Hong Kong’s shopping scene has long been more than just glitzy malls and department stores. Open-air night markets like the one on Temple Street has long drawn both locals and tourists in search of bargains and a little fun.
Located in Tsim Sha Tsui near the Jordan and Yau Ma Tei subway stops, Temple Street transforms into a circus of bargain ware after dark. There are so many stalls you will need at least half and hour to an hour to walk through, if you don’t stop. You can get kitschy trinkets, clothes, DVDs, and toys, and even those kinds of DVDs and toys. (This is one of the few places in the world where you can walk around outdoors and see someone haggling over $5 for a toy usually sold in curtained shops.) And of course, there are the requisite Mao souvenirs, for irony, of course.
Other than shopping, you can also listen to Cantopop sung by people at makeshift karaoke stands, or visit one of the 20 or 30 fortune tellers. Or eat at one of the many street hawker stands or restaurants.
As much as I love Cantonese food, I was craving Indian curry, something I had not eaten in months. And Tsim Sha Tsui, with its dense Indian population, was bound to have good curry. Jacob and I stopped in Manakamana, an Indian and Nepalese restaurant on Jordan Street two blocks from Nathan Road. I suspected the owners were Nepalese who served a mostly Indian menu to appeal to local tastes. We chowed down on thick and hearty aloo matar, lamb kadhai, and crisp butter naan. All delicious, by the way.

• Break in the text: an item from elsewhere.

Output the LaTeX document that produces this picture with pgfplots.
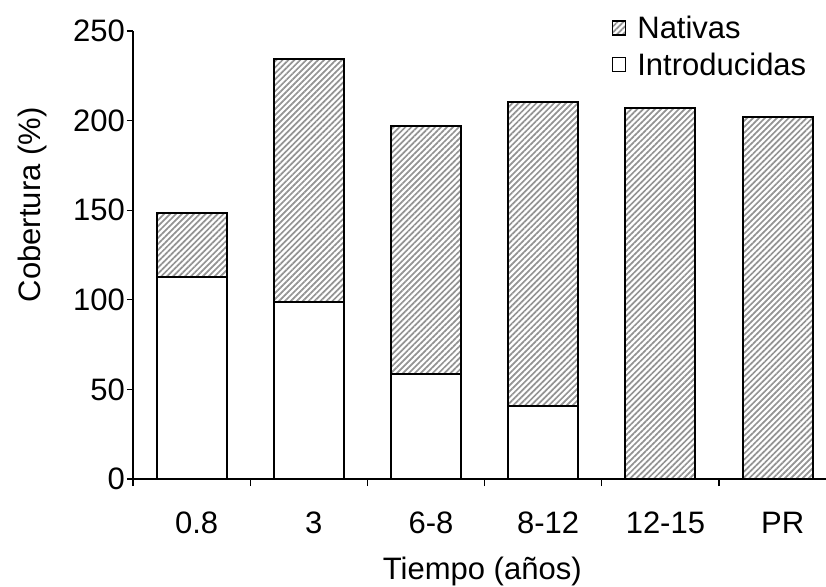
\documentclass[border=0pt]{standalone}
\usepackage{fontspec}
\setmainfont{Liberation Sans}
\usepackage{pgfplots}
\pgfplotsset{compat=1.18}
\usetikzlibrary{patterns.meta}

\tikzset{hatch/.style={pattern={Lines[angle=45,distance=4.2pt,line width=1.7pt]},pattern color=gray!85}}

\begin{document}
\fontsize{31}{37}\selectfont
\begin{tikzpicture}
\begin{axis}[
  at={(133pt,107pt)}, anchor=south west,
  scale only axis, width=693pt, height=448pt,
  ybar stacked, bar width=70pt,
  xmin=-0.5, xmax=5.413, ymin=0, ymax=250,
  ytick={0,50,...,250},
  xtick={0,...,5},
  xticklabels={0.8,3,6-8,8-12,12-15,PR},
  minor xtick={-0.5,0.5,1.5,2.5,3.5,4.5},
  major x tick style={draw=none},
  axis lines*=left,
  axis line style={line width=1.3pt},
  every tick/.style={black, line width=1.3pt},
  tick align=outside, major tick length=6pt, minor tick length=7pt,
  /pgf/number format/assume math mode=true,
  yticklabel style={inner sep=0pt, xshift=-2pt},
  xticklabel style={anchor=base, inner sep=0pt, yshift=-48pt, xshift=5pt},
  xlabel={Tiempo (años)},
  ylabel={Cobertura (\%)},
  xlabel style={at={(axis description cs:0.504,0)}, anchor=base, inner sep=0pt, yshift=-100pt},
  ylabel style={at={(axis description cs:-0.1457,0.612)}, anchor=center, inner sep=0pt},
  reverse legend,
  legend cell align=left,
  legend style={draw=none, fill=none, at={(axis description cs:0.691,1.035)}, anchor=north west,
    inner sep=0pt, row sep=7pt, column sep=10pt, nodes={inner sep=1pt}},
]
\addplot[fill=white, draw=black, line width=2pt,
  legend image code/.code={\draw[black, line width=1.3pt, fill=white] (0pt,-5pt) rectangle (13pt,9pt);}]
  coordinates {(0,112.7) (1,98.5) (2,58.6) (3,40.7) (4,0) (5,0)};
\addplot[hatch, draw=black, line width=2pt,
  legend image code/.code={\draw[black, line width=1.3pt, hatch] (0pt,-5pt) rectangle (13pt,9pt);}]
  coordinates {(0,35.7) (1,135.9) (2,138.4) (3,169.7) (4,207) (5,202)};
\legend{Introducidas,Nativas}
\end{axis}
\pgfresetboundingbox
\path[use as bounding box] (0,0) rectangle (826pt,586pt);
\end{tikzpicture}
\end{document}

For dinner entertainment we had an endless stream of Nepalese music videos. For a country of its size, Nepal has a huge music video industry. (We watched a ton while staying at a hostel in Chung King Mansions two years ago. I think Pico Iyer also talks about this in Video Nights in Kathmandu.) Almost all the videos take place in beautiful mountain landscapes and involve a young boy and girl falling in love, but they’re still fun to watch nonetheless. And they make for a good way to end a night on Temple Street, where many cultures and forms of entertainment mishmash at the nightly market.